Surveyor’s Journal Entry Six
Franklin County Takes Shape After Reaching to Lake Erie
Franklin County, named in honor of Benjamin Franklin, was established by the new state legislature on April 30, 1803. The first surveys of the region were conducted for the federal government by Deputy Surveyors John Matthews (Rufus Putnam’s nephew) and Ebenezer Buckingham (Rufus Putnam’s future son-in-law) in 1799, and by Elnathan Schofield (John Mathew’s business partner and future Pickaway County Surveyor) in 1801.
The county’s original boundaries, “beginning on the western boundary of Range 20 of townships east of the Scioto River, at the corner of Sections 24 and 25, Township 9, Range 21,” reached from the center of modern-day Pickaway County north to Lake Erie and encompassed all of modern-day Madison, Delaware, Marion, Crawford, Wyandot, Seneca, and Sandusky Counties, as well as portions of Union, Champaign, Clarke, Logan, Hardin, Hancock, and Wood Counties.
For the purpose of electing local Justices of the Peace, the Court of Common Pleas first divided the central part of Franklin County into four townships on May 10, 1803. Franklin and Darby Townships were located west of the Scioto River and Harrison and Liberty Townships were located to the east. Lucas Sullivant served as the Clerk of the Court.
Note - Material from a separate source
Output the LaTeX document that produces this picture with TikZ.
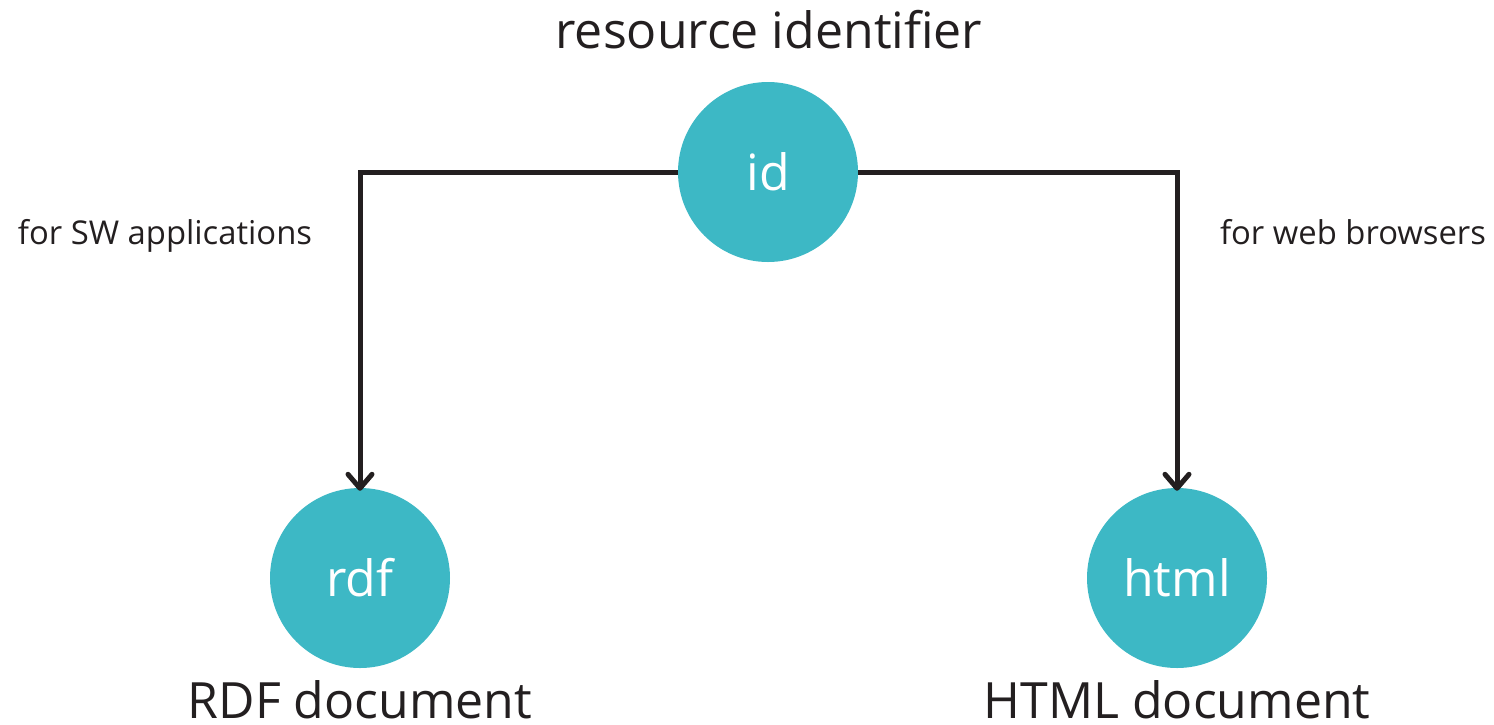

The evolution of Franklin County’s shape and size began with the apportioning of land for the formation of Champaign County in 1805 followed by Delaware County in 1808, Pickaway and Madison Counties in 1810, and Union County in 1820. Land was also added from Fairfield County in 1808, Licking County in 1817, and Fairfield County, including the town of Canal Winchester, in 1851, which was the last major change to the county’s boundaries.
Franklin County, which covers 543.9 square miles, is located between 30° 49’N and 40° 7½’N latitude and 82° 45½’W and 83° 15’W longitude. The northern boundary line lies 20 miles south of the geographical center of Ohio. The highest point, located on the northeast boundary with Licking County, is 1,132 feet above sea level.